**DATA LINES:**
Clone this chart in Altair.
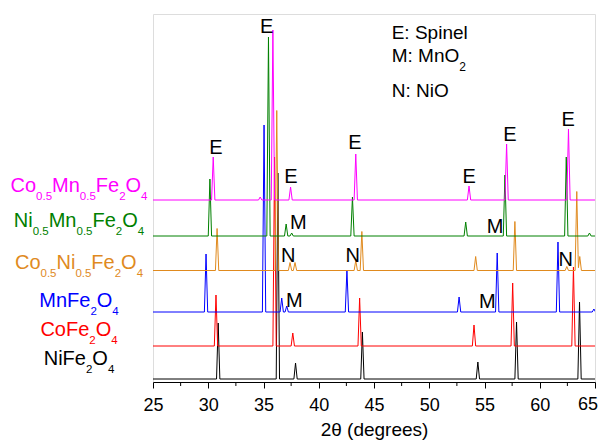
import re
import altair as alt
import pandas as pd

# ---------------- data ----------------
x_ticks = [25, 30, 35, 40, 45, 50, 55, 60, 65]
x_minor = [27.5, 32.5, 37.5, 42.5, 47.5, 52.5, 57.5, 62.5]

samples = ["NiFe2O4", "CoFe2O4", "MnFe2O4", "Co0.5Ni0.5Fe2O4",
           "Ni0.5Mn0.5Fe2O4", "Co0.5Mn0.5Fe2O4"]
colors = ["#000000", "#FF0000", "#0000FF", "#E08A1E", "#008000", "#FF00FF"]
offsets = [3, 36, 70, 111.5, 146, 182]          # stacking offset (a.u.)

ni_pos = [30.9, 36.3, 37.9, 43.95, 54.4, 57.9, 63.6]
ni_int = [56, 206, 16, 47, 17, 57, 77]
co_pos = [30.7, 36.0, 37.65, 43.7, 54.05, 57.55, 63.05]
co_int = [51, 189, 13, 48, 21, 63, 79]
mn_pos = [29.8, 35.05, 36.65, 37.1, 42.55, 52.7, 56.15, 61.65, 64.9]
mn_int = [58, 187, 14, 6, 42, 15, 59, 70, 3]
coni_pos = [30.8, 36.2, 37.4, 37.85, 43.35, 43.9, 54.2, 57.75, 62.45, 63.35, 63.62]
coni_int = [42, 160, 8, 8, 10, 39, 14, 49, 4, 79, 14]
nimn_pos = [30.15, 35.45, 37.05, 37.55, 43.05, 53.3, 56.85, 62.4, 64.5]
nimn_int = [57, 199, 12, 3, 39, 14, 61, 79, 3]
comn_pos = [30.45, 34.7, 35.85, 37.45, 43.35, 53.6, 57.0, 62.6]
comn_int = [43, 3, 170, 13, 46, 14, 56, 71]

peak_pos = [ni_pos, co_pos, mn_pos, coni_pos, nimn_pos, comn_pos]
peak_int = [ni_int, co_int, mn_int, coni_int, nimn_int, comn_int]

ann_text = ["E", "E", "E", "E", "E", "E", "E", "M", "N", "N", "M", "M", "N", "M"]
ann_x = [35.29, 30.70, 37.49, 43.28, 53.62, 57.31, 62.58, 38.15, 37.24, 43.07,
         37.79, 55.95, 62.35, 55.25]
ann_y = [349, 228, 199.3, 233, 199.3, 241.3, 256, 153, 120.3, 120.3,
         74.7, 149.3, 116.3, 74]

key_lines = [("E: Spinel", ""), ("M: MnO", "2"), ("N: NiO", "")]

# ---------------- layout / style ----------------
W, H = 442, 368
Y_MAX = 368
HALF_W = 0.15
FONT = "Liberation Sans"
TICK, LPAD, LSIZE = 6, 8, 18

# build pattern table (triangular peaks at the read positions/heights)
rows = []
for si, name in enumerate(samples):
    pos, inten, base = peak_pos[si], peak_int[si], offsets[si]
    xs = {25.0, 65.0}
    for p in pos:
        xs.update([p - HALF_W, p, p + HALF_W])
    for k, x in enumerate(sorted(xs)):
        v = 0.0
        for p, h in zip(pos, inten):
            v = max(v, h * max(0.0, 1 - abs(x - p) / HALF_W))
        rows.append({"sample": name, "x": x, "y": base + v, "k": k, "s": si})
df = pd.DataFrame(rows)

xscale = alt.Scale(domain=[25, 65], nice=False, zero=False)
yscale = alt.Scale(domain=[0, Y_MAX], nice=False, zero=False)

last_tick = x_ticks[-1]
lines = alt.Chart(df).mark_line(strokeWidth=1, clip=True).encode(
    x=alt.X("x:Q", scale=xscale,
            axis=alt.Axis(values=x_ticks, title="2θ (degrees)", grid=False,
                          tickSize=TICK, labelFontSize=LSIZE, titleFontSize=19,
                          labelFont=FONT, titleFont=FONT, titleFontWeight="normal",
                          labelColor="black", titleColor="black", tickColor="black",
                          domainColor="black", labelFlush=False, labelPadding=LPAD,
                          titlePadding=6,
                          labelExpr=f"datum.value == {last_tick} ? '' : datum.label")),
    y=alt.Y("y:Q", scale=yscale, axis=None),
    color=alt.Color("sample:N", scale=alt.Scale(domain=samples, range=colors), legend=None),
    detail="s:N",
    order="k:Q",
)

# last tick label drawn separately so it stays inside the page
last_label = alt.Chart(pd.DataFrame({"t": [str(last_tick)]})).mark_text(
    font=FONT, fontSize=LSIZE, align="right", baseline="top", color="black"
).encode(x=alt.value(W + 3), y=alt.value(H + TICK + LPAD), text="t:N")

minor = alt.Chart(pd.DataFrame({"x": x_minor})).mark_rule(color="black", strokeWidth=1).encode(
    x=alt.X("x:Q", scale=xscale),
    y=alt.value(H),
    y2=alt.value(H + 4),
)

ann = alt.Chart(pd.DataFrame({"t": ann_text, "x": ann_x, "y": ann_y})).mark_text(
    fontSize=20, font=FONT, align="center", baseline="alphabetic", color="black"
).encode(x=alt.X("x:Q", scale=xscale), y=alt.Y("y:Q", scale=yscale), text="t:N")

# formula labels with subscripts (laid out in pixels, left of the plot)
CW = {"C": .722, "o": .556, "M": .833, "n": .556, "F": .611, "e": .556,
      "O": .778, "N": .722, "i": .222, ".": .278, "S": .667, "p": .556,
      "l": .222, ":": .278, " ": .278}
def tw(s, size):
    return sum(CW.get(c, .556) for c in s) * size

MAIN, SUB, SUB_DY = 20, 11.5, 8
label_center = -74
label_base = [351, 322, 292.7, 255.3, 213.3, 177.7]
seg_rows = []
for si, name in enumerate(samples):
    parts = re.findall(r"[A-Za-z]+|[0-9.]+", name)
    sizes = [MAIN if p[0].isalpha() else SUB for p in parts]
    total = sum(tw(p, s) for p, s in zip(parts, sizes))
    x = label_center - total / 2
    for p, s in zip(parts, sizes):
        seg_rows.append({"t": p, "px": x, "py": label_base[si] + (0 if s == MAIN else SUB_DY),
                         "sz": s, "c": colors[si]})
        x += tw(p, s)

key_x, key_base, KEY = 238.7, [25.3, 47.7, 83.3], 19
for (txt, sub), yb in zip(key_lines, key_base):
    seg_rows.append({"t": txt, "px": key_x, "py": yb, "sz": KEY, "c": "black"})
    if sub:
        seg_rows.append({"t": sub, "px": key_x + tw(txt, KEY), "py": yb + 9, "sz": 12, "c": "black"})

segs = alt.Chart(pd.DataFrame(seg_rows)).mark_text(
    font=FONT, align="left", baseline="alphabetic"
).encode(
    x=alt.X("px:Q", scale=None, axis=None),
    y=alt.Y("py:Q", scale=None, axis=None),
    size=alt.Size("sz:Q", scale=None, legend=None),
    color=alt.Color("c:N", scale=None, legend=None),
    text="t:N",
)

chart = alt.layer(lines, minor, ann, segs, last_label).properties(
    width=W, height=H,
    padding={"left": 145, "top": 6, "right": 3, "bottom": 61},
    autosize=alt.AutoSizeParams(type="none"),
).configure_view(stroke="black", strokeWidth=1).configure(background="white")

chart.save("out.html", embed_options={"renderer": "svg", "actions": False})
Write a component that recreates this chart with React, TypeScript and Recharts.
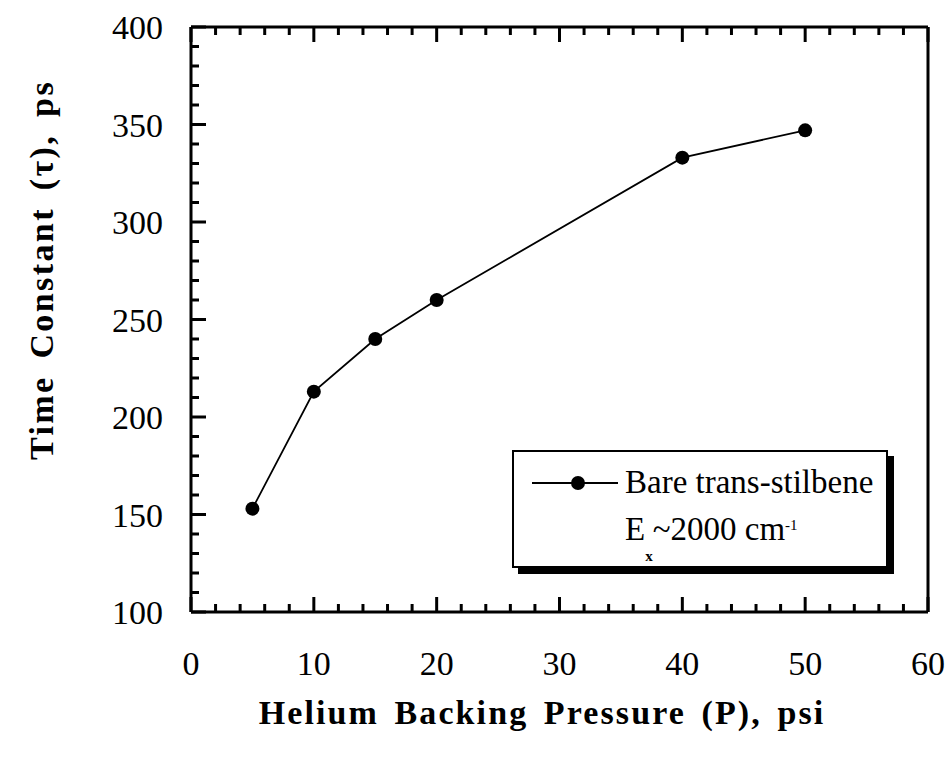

**WORK TO DO:**
Copy the listing in full and without alteration, omitting every picture.

**RESPONSE:**
Clone this chart in Altair.
import re
import altair as alt
import pandas as pd

# ---------------- data ----------------
x_ticks = [25, 30, 35, 40, 45, 50, 55, 60, 65]
x_minor = [27.5, 32.5, 37.5, 42.5, 47.5, 52.5, 57.5, 62.5]

samples = ["NiFe2O4", "CoFe2O4", "MnFe2O4", "Co0.5Ni0.5Fe2O4",
           "Ni0.5Mn0.5Fe2O4", "Co0.5Mn0.5Fe2O4"]
colors = ["#000000", "#FF0000", "#0000FF", "#E08A1E", "#008000", "#FF00FF"]
offsets = [3, 36, 70, 111.5, 146, 182]          # stacking offset (a.u.)

ni_pos = [30.9, 36.3, 37.9, 43.95, 54.4, 57.9, 63.6]
ni_int = [56, 206, 16, 47, 17, 57, 77]
co_pos = [30.7, 36.0, 37.65, 43.7, 54.05, 57.55, 63.05]
co_int = [51, 189, 13, 48, 21, 63, 79]
mn_pos = [29.8, 35.05, 36.65, 37.1, 42.55, 52.7, 56.15, 61.65, 64.9]
mn_int = [58, 187, 14, 6, 42, 15, 59, 70, 3]
coni_pos = [30.8, 36.2, 37.4, 37.85, 43.35, 43.9, 54.2, 57.75, 62.45, 63.35, 63.62]
coni_int = [42, 160, 8, 8, 10, 39, 14, 49, 4, 79, 14]
nimn_pos = [30.15, 35.45, 37.05, 37.55, 43.05, 53.3, 56.85, 62.4, 64.5]
nimn_int = [57, 199, 12, 3, 39, 14, 61, 79, 3]
comn_pos = [30.45, 34.7, 35.85, 37.45, 43.35, 53.6, 57.0, 62.6]
comn_int = [43, 3, 170, 13, 46, 14, 56, 71]

peak_pos = [ni_pos, co_pos, mn_pos, coni_pos, nimn_pos, comn_pos]
peak_int = [ni_int, co_int, mn_int, coni_int, nimn_int, comn_int]

ann_text = ["E", "E", "E", "E", "E", "E", "E", "M", "N", "N", "M", "M", "N", "M"]
ann_x = [35.29, 30.70, 37.49, 43.28, 53.62, 57.31, 62.58, 38.15, 37.24, 43.07,
         37.79, 55.95, 62.35, 55.25]
ann_y = [349, 228, 199.3, 233, 199.3, 241.3, 256, 153, 120.3, 120.3,
         74.7, 149.3, 116.3, 74]

key_lines = [("E: Spinel", ""), ("M: MnO", "2"), ("N: NiO", "")]

# ---------------- layout / style ----------------
W, H = 442, 368
Y_MAX = 368
HALF_W = 0.15
FONT = "Liberation Sans"
TICK, LPAD, LSIZE = 6, 8, 18

# build pattern table (triangular peaks at the read positions/heights)
rows = []
for si, name in enumerate(samples):
    pos, inten, base = peak_pos[si], peak_int[si], offsets[si]
    xs = {25.0, 65.0}
    for p in pos:
        xs.update([p - HALF_W, p, p + HALF_W])
    for k, x in enumerate(sorted(xs)):
        v = 0.0
        for p, h in zip(pos, inten):
            v = max(v, h * max(0.0, 1 - abs(x - p) / HALF_W))
        rows.append({"sample": name, "x": x, "y": base + v, "k": k, "s": si})
df = pd.DataFrame(rows)

xscale = alt.Scale(domain=[25, 65], nice=False, zero=False)
yscale = alt.Scale(domain=[0, Y_MAX], nice=False, zero=False)

last_tick = x_ticks[-1]
lines = alt.Chart(df).mark_line(strokeWidth=1, clip=True).encode(
    x=alt.X("x:Q", scale=xscale,
            axis=alt.Axis(values=x_ticks, title="2θ (degrees)", grid=False,
                          tickSize=TICK, labelFontSize=LSIZE, titleFontSize=19,
                          labelFont=FONT, titleFont=FONT, titleFontWeight="normal",
                          labelColor="black", titleColor="black", tickColor="black",
                          domainColor="black", labelFlush=False, labelPadding=LPAD,
                          titlePadding=6,
                          labelExpr=f"datum.value == {last_tick} ? '' : datum.label")),
    y=alt.Y("y:Q", scale=yscale, axis=None),
    color=alt.Color("sample:N", scale=alt.Scale(domain=samples, range=colors), legend=None),
    detail="s:N",
    order="k:Q",
)

# last tick label drawn separately so it stays inside the page
last_label = alt.Chart(pd.DataFrame({"t": [str(last_tick)]})).mark_text(
    font=FONT, fontSize=LSIZE, align="right", baseline="top", color="black"
).encode(x=alt.value(W + 3), y=alt.value(H + TICK + LPAD), text="t:N")

minor = alt.Chart(pd.DataFrame({"x": x_minor})).mark_rule(color="black", strokeWidth=1).encode(
    x=alt.X("x:Q", scale=xscale),
    y=alt.value(H),
    y2=alt.value(H + 4),
)

ann = alt.Chart(pd.DataFrame({"t": ann_text, "x": ann_x, "y": ann_y})).mark_text(
    fontSize=20, font=FONT, align="center", baseline="alphabetic", color="black"
).encode(x=alt.X("x:Q", scale=xscale), y=alt.Y("y:Q", scale=yscale), text="t:N")

# formula labels with subscripts (laid out in pixels, left of the plot)
CW = {"C": .722, "o": .556, "M": .833, "n": .556, "F": .611, "e": .556,
      "O": .778, "N": .722, "i": .222, ".": .278, "S": .667, "p": .556,
      "l": .222, ":": .278, " ": .278}
def tw(s, size):
    return sum(CW.get(c, .556) for c in s) * size

MAIN, SUB, SUB_DY = 20, 11.5, 8
label_center = -74
label_base = [351, 322, 292.7, 255.3, 213.3, 177.7]
seg_rows = []
for si, name in enumerate(samples):
    parts = re.findall(r"[A-Za-z]+|[0-9.]+", name)
    sizes = [MAIN if p[0].isalpha() else SUB for p in parts]
    total = sum(tw(p, s) for p, s in zip(parts, sizes))
    x = label_center - total / 2
    for p, s in zip(parts, sizes):
        seg_rows.append({"t": p, "px": x, "py": label_base[si] + (0 if s == MAIN else SUB_DY),
                         "sz": s, "c": colors[si]})
        x += tw(p, s)

key_x, key_base, KEY = 238.7, [25.3, 47.7, 83.3], 19
for (txt, sub), yb in zip(key_lines, key_base):
    seg_rows.append({"t": txt, "px": key_x, "py": yb, "sz": KEY, "c": "black"})
    if sub:
        seg_rows.append({"t": sub, "px": key_x + tw(txt, KEY), "py": yb + 9, "sz": 12, "c": "black"})

segs = alt.Chart(pd.DataFrame(seg_rows)).mark_text(
    font=FONT, align="left", baseline="alphabetic"
).encode(
    x=alt.X("px:Q", scale=None, axis=None),
    y=alt.Y("py:Q", scale=None, axis=None),
    size=alt.Size("sz:Q", scale=None, legend=None),
    color=alt.Color("c:N", scale=None, legend=None),
    text="t:N",
)

chart = alt.layer(lines, minor, ann, segs, last_label).properties(
    width=W, height=H,
    padding={"left": 145, "top": 6, "right": 3, "bottom": 61},
    autosize=alt.AutoSizeParams(type="none"),
).configure_view(stroke="black", strokeWidth=1).configure(background="white")

chart.save("out.html", embed_options={"renderer": "svg", "actions": False})
Write a component that recreates this chart with React, TypeScript and Recharts.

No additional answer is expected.